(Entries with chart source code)

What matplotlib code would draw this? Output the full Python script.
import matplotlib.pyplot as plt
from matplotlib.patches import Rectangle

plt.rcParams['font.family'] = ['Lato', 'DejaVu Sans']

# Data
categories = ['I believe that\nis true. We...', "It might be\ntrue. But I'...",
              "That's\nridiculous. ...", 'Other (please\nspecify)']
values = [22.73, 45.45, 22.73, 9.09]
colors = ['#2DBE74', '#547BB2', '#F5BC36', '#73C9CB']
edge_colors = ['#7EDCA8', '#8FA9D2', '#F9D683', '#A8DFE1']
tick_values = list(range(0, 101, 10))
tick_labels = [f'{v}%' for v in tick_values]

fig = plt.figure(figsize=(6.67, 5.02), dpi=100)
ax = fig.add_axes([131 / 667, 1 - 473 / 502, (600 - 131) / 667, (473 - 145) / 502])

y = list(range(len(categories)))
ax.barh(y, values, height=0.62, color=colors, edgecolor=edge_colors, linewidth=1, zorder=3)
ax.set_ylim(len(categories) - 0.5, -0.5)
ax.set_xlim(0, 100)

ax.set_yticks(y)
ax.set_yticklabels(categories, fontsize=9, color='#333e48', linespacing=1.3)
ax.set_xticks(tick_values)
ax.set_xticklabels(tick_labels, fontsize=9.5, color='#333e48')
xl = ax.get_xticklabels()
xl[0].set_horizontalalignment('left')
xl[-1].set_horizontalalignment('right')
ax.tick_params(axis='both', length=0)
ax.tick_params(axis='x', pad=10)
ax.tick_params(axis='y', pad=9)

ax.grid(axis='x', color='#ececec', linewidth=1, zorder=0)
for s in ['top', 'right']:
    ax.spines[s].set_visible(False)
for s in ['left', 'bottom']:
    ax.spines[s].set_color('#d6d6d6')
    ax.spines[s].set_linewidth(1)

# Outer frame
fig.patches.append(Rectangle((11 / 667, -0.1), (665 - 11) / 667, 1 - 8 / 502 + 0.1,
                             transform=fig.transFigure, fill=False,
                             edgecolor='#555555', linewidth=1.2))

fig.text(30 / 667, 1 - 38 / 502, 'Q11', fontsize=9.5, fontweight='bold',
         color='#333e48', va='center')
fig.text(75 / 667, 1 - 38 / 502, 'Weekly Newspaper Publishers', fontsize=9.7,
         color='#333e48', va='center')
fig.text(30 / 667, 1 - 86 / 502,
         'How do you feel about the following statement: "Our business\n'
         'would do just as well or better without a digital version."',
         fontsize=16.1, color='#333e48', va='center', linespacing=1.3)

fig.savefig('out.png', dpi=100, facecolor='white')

---

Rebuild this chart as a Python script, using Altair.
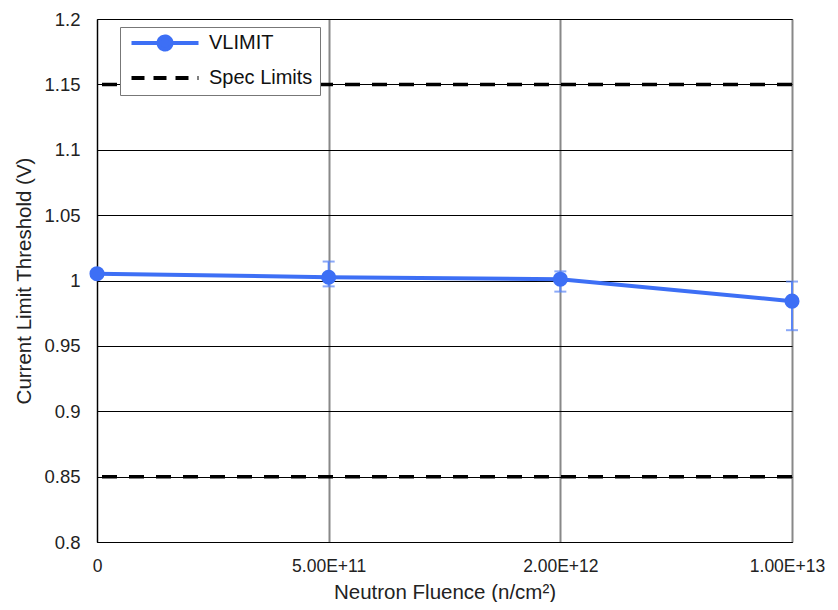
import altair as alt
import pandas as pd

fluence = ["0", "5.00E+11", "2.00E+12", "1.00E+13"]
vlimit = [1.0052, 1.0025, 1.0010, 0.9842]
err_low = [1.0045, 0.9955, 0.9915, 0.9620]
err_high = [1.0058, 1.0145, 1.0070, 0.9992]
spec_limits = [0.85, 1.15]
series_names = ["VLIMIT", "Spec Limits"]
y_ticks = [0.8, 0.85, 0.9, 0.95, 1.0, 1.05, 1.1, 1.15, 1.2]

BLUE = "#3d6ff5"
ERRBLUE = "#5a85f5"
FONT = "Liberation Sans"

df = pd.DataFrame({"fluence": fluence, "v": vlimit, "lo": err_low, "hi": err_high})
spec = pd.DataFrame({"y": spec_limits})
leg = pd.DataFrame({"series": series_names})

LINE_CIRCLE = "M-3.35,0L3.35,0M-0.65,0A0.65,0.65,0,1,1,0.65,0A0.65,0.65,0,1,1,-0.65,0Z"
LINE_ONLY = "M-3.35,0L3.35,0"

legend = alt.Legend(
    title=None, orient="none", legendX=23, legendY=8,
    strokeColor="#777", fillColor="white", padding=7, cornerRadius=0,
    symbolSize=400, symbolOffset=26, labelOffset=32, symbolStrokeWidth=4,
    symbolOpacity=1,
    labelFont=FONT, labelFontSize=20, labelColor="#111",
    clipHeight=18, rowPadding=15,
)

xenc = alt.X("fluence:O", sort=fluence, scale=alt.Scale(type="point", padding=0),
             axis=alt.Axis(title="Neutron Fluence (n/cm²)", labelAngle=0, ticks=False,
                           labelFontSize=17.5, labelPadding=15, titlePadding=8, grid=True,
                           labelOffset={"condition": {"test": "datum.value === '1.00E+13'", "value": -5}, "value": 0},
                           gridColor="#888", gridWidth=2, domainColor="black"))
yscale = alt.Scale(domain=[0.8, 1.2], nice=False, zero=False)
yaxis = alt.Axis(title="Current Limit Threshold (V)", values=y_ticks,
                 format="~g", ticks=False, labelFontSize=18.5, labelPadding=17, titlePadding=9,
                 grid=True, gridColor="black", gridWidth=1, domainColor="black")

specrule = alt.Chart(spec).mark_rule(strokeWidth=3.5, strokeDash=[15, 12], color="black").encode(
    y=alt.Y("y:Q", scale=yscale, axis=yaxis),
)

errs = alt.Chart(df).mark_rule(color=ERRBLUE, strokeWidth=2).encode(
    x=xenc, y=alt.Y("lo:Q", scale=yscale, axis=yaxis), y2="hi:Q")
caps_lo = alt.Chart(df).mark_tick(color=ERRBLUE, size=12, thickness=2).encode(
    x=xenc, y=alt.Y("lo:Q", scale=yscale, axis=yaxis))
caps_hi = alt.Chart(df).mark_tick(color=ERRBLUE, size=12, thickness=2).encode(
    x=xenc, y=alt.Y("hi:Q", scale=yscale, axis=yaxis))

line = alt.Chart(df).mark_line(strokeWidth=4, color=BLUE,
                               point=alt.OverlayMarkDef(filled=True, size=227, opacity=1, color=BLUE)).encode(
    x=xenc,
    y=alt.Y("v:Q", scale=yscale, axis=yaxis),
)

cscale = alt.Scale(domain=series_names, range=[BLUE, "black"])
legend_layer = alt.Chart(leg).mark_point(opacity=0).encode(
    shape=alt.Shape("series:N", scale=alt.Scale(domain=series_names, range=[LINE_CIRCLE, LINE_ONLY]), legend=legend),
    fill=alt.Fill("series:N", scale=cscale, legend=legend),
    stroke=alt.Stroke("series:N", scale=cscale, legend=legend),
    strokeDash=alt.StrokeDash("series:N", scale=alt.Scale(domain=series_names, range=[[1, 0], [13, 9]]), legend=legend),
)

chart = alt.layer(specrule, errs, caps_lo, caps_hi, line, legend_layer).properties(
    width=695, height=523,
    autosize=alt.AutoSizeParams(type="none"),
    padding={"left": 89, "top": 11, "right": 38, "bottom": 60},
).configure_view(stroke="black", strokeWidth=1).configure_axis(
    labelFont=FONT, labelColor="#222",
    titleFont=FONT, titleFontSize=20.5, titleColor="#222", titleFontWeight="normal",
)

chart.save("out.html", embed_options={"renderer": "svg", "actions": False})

### WHAT IS BEING ASKED
Look through the entries above; copy each line where the string "this" appears.

### THE RESULT
What matplotlib code would draw this? Output the full Python script.
Rebuild this chart as a Python script, using Altair.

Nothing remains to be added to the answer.